Goal: Reproduce the listing below exactly. Pictures do not belong in the copy.

Provided data:
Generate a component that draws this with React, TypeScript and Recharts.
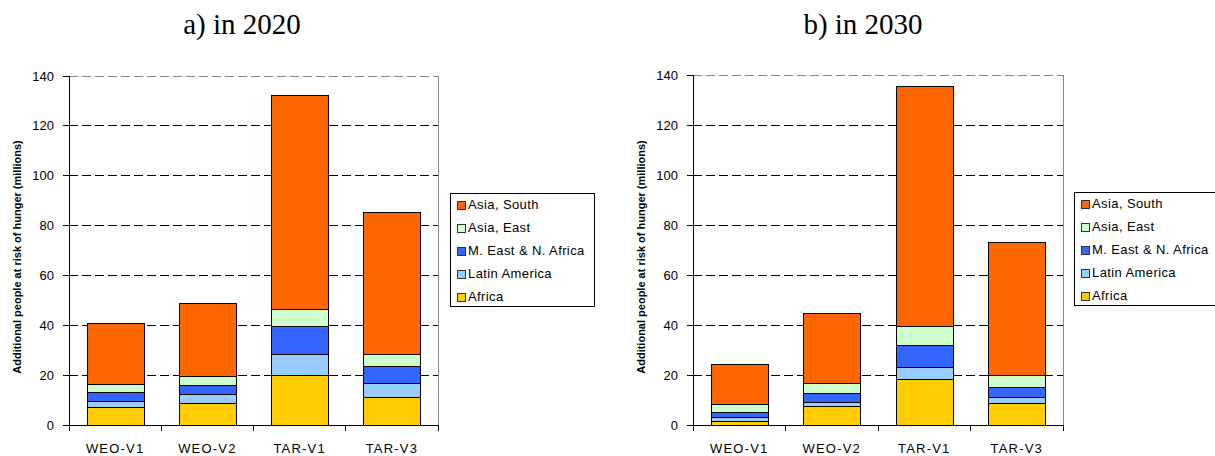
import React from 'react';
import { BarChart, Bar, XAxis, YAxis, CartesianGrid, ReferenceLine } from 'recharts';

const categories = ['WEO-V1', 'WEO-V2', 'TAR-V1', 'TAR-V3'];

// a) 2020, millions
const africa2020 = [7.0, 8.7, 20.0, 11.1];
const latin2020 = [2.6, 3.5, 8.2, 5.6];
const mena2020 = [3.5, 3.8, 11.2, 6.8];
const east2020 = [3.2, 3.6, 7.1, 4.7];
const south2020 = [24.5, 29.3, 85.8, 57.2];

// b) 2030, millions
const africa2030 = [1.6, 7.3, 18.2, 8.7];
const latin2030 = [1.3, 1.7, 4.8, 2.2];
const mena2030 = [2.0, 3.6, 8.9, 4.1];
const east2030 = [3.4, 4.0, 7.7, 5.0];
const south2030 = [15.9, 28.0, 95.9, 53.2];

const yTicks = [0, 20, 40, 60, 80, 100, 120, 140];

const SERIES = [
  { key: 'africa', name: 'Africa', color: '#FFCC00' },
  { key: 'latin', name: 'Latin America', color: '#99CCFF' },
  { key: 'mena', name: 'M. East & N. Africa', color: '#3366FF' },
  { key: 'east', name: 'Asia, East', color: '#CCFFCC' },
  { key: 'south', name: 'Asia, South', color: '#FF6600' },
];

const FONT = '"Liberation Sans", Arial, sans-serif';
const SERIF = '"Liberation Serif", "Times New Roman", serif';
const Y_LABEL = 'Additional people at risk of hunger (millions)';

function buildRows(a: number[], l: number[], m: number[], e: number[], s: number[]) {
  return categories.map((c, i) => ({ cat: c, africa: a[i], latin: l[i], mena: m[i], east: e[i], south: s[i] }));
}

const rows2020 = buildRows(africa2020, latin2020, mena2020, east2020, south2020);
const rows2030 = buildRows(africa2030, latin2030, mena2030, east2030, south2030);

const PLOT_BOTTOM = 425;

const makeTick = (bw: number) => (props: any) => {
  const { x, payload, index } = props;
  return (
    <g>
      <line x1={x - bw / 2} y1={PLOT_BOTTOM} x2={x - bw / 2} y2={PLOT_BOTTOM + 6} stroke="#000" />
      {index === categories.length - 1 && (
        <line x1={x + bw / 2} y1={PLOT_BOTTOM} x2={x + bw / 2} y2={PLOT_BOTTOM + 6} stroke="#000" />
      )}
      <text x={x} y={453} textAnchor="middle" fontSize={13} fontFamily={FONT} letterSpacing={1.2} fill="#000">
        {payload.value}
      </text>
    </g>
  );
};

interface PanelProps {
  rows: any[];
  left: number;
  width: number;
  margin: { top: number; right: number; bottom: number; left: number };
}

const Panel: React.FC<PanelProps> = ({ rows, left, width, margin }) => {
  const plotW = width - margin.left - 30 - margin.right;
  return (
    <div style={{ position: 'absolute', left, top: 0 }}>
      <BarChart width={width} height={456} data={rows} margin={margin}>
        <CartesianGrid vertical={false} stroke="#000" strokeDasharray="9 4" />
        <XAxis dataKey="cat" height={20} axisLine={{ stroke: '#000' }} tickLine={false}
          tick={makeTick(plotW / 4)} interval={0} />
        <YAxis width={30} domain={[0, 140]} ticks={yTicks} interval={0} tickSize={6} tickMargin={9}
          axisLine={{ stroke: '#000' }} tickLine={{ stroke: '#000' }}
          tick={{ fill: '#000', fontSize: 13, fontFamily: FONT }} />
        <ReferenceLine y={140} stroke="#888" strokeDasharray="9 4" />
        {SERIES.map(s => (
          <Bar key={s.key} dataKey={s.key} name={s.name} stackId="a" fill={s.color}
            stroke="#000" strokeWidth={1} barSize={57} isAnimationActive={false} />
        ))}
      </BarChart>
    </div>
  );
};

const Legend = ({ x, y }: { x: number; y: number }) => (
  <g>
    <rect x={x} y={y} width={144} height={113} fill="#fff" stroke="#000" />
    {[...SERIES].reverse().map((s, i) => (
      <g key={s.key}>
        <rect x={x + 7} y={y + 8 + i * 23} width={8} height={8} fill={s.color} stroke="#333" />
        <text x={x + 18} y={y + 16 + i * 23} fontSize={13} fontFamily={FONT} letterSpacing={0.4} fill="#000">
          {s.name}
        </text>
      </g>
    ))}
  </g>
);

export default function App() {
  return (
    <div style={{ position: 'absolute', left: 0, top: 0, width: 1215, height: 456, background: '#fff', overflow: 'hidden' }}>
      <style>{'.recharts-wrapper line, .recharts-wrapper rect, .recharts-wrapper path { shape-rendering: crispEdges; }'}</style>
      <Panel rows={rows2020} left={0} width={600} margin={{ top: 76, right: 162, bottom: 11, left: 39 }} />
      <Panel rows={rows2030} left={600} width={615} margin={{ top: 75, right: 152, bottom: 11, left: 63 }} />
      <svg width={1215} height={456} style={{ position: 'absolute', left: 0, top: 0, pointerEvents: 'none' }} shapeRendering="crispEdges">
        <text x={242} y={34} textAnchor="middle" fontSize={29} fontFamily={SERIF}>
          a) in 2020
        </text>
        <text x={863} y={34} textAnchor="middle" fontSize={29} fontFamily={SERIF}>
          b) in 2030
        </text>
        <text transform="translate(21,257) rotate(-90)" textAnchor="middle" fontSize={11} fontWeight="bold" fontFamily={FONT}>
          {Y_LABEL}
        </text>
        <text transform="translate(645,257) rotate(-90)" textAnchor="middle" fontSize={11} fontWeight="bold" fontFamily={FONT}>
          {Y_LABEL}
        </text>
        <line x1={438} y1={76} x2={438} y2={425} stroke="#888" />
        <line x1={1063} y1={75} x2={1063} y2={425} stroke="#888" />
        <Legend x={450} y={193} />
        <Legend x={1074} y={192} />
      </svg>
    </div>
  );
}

Final answer:
Generate a component that draws this with React, TypeScript and Recharts.
import React from 'react';
import { BarChart, Bar, XAxis, YAxis, CartesianGrid, ReferenceLine } from 'recharts';

const categories = ['WEO-V1', 'WEO-V2', 'TAR-V1', 'TAR-V3'];

// a) 2020, millions
const africa2020 = [7.0, 8.7, 20.0, 11.1];
const latin2020 = [2.6, 3.5, 8.2, 5.6];
const mena2020 = [3.5, 3.8, 11.2, 6.8];
const east2020 = [3.2, 3.6, 7.1, 4.7];
const south2020 = [24.5, 29.3, 85.8, 57.2];

// b) 2030, millions
const africa2030 = [1.6, 7.3, 18.2, 8.7];
const latin2030 = [1.3, 1.7, 4.8, 2.2];
const mena2030 = [2.0, 3.6, 8.9, 4.1];
const east2030 = [3.4, 4.0, 7.7, 5.0];
const south2030 = [15.9, 28.0, 95.9, 53.2];

const yTicks = [0, 20, 40, 60, 80, 100, 120, 140];

const SERIES = [
  { key: 'africa', name: 'Africa', color: '#FFCC00' },
  { key: 'latin', name: 'Latin America', color: '#99CCFF' },
  { key: 'mena', name: 'M. East & N. Africa', color: '#3366FF' },
  { key: 'east', name: 'Asia, East', color: '#CCFFCC' },
  { key: 'south', name: 'Asia, South', color: '#FF6600' },
];

const FONT = '"Liberation Sans", Arial, sans-serif';
const SERIF = '"Liberation Serif", "Times New Roman", serif';
const Y_LABEL = 'Additional people at risk of hunger (millions)';

function buildRows(a: number[], l: number[], m: number[], e: number[], s: number[]) {
  return categories.map((c, i) => ({ cat: c, africa: a[i], latin: l[i], mena: m[i], east: e[i], south: s[i] }));
}

const rows2020 = buildRows(africa2020, latin2020, mena2020, east2020, south2020);
const rows2030 = buildRows(africa2030, latin2030, mena2030, east2030, south2030);

const PLOT_BOTTOM = 425;

const makeTick = (bw: number) => (props: any) => {
  const { x, payload, index } = props;
  return (
    <g>
      <line x1={x - bw / 2} y1={PLOT_BOTTOM} x2={x - bw / 2} y2={PLOT_BOTTOM + 6} stroke="#000" />
      {index === categories.length - 1 && (
        <line x1={x + bw / 2} y1={PLOT_BOTTOM} x2={x + bw / 2} y2={PLOT_BOTTOM + 6} stroke="#000" />
      )}
      <text x={x} y={453} textAnchor="middle" fontSize={13} fontFamily={FONT} letterSpacing={1.2} fill="#000">
        {payload.value}
      </text>
    </g>
  );
};

interface PanelProps {
  rows: any[];
  left: number;
  width: number;
  margin: { top: number; right: number; bottom: number; left: number };
}

const Panel: React.FC<PanelProps> = ({ rows, left, width, margin }) => {
  const plotW = width - margin.left - 30 - margin.right;
  return (
    <div style={{ position: 'absolute', left, top: 0 }}>
      <BarChart width={width} height={456} data={rows} margin={margin}>
        <CartesianGrid vertical={false} stroke="#000" strokeDasharray="9 4" />
        <XAxis dataKey="cat" height={20} axisLine={{ stroke: '#000' }} tickLine={false}
          tick={makeTick(plotW / 4)} interval={0} />
        <YAxis width={30} domain={[0, 140]} ticks={yTicks} interval={0} tickSize={6} tickMargin={9}
          axisLine={{ stroke: '#000' }} tickLine={{ stroke: '#000' }}
          tick={{ fill: '#000', fontSize: 13, fontFamily: FONT }} />
        <ReferenceLine y={140} stroke="#888" strokeDasharray="9 4" />
        {SERIES.map(s => (
          <Bar key={s.key} dataKey={s.key} name={s.name} stackId="a" fill={s.color}
            stroke="#000" strokeWidth={1} barSize={57} isAnimationActive={false} />
        ))}
      </BarChart>
    </div>
  );
};

const Legend = ({ x, y }: { x: number; y: number }) => (
  <g>
    <rect x={x} y={y} width={144} height={113} fill="#fff" stroke="#000" />
    {[...SERIES].reverse().map((s, i) => (
      <g key={s.key}>
        <rect x={x + 7} y={y + 8 + i * 23} width={8} height={8} fill={s.color} stroke="#333" />
        <text x={x + 18} y={y + 16 + i * 23} fontSize={13} fontFamily={FONT} letterSpacing={0.4} fill="#000">
          {s.name}
        </text>
      </g>
    ))}
  </g>
);

export default function App() {
  return (
    <div style={{ position: 'absolute', left: 0, top: 0, width: 1215, height: 456, background: '#fff', overflow: 'hidden' }}>
      <style>{'.recharts-wrapper line, .recharts-wrapper rect, .recharts-wrapper path { shape-rendering: crispEdges; }'}</style>
      <Panel rows={rows2020} left={0} width={600} margin={{ top: 76, right: 162, bottom: 11, left: 39 }} />
      <Panel rows={rows2030} left={600} width={615} margin={{ top: 75, right: 152, bottom: 11, left: 63 }} />
      <svg width={1215} height={456} style={{ position: 'absolute', left: 0, top: 0, pointerEvents: 'none' }} shapeRendering="crispEdges">
        <text x={242} y={34} textAnchor="middle" fontSize={29} fontFamily={SERIF}>
          a) in 2020
        </text>
        <text x={863} y={34} textAnchor="middle" fontSize={29} fontFamily={SERIF}>
          b) in 2030
        </text>
        <text transform="translate(21,257) rotate(-90)" textAnchor="middle" fontSize={11} fontWeight="bold" fontFamily={FONT}>
          {Y_LABEL}
        </text>
        <text transform="translate(645,257) rotate(-90)" textAnchor="middle" fontSize={11} fontWeight="bold" fontFamily={FONT}>
          {Y_LABEL}
        </text>
        <line x1={438} y1={76} x2={438} y2={425} stroke="#888" />
        <line x1={1063} y1={75} x2={1063} y2={425} stroke="#888" />
        <Legend x={450} y={193} />
        <Legend x={1074} y={192} />
      </svg>
    </div>
  );
}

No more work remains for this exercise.